Requirement: Set down the full listing exactly as given. Any pictures are to be left out.

--

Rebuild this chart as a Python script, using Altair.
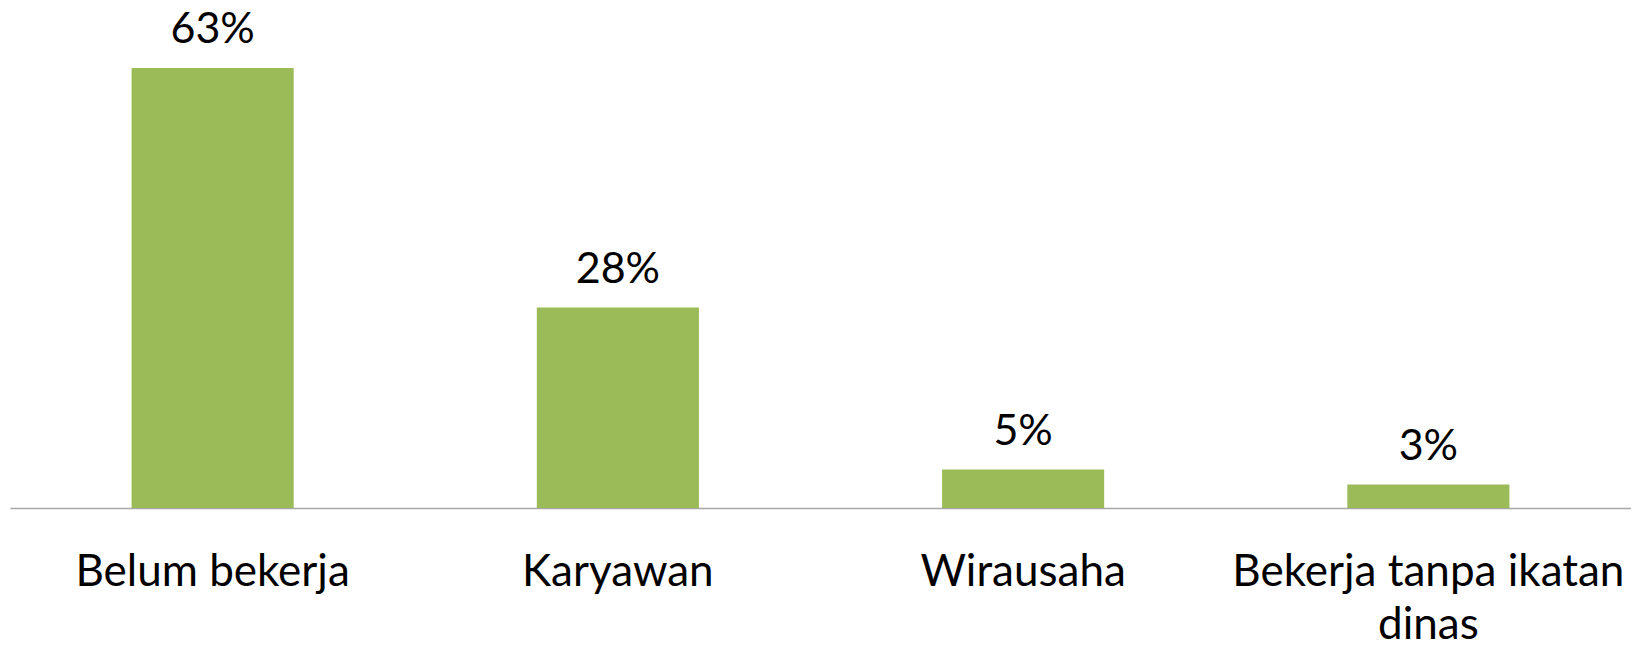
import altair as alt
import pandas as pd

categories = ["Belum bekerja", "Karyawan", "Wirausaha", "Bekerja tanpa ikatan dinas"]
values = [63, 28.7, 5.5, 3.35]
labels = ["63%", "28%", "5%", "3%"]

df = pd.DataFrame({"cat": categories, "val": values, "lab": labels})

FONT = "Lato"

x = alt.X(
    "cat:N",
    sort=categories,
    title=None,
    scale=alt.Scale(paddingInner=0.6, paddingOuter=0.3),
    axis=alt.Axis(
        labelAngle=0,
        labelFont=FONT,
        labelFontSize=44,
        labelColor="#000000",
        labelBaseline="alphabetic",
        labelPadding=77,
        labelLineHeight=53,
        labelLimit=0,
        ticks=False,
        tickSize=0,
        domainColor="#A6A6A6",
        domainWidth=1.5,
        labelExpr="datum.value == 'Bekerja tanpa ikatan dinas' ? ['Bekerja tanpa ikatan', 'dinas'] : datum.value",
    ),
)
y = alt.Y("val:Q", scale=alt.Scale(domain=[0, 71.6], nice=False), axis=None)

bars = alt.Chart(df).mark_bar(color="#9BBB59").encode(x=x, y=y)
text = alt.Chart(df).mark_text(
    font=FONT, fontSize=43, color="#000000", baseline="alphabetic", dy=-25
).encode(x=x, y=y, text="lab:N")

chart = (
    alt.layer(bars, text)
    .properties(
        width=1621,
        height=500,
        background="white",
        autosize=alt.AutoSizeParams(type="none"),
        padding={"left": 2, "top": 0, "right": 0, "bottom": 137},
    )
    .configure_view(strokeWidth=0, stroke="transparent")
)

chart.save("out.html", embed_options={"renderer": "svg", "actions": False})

--

Exercise result:
Rebuild this chart as a Python script, using Altair.
import altair as alt
import pandas as pd

categories = ["Belum bekerja", "Karyawan", "Wirausaha", "Bekerja tanpa ikatan dinas"]
values = [63, 28.7, 5.5, 3.35]
labels = ["63%", "28%", "5%", "3%"]

df = pd.DataFrame({"cat": categories, "val": values, "lab": labels})

FONT = "Lato"

x = alt.X(
    "cat:N",
    sort=categories,
    title=None,
    scale=alt.Scale(paddingInner=0.6, paddingOuter=0.3),
    axis=alt.Axis(
        labelAngle=0,
        labelFont=FONT,
        labelFontSize=44,
        labelColor="#000000",
        labelBaseline="alphabetic",
        labelPadding=77,
        labelLineHeight=53,
        labelLimit=0,
        ticks=False,
        tickSize=0,
        domainColor="#A6A6A6",
        domainWidth=1.5,
        labelExpr="datum.value == 'Bekerja tanpa ikatan dinas' ? ['Bekerja tanpa ikatan', 'dinas'] : datum.value",
    ),
)
y = alt.Y("val:Q", scale=alt.Scale(domain=[0, 71.6], nice=False), axis=None)

bars = alt.Chart(df).mark_bar(color="#9BBB59").encode(x=x, y=y)
text = alt.Chart(df).mark_text(
    font=FONT, fontSize=43, color="#000000", baseline="alphabetic", dy=-25
).encode(x=x, y=y, text="lab:N")

chart = (
    alt.layer(bars, text)
    .properties(
        width=1621,
        height=500,
        background="white",
        autosize=alt.AutoSizeParams(type="none"),
        padding={"left": 2, "top": 0, "right": 0, "bottom": 137},
    )
    .configure_view(strokeWidth=0, stroke="transparent")
)

chart.save("out.html", embed_options={"renderer": "svg", "actions": False})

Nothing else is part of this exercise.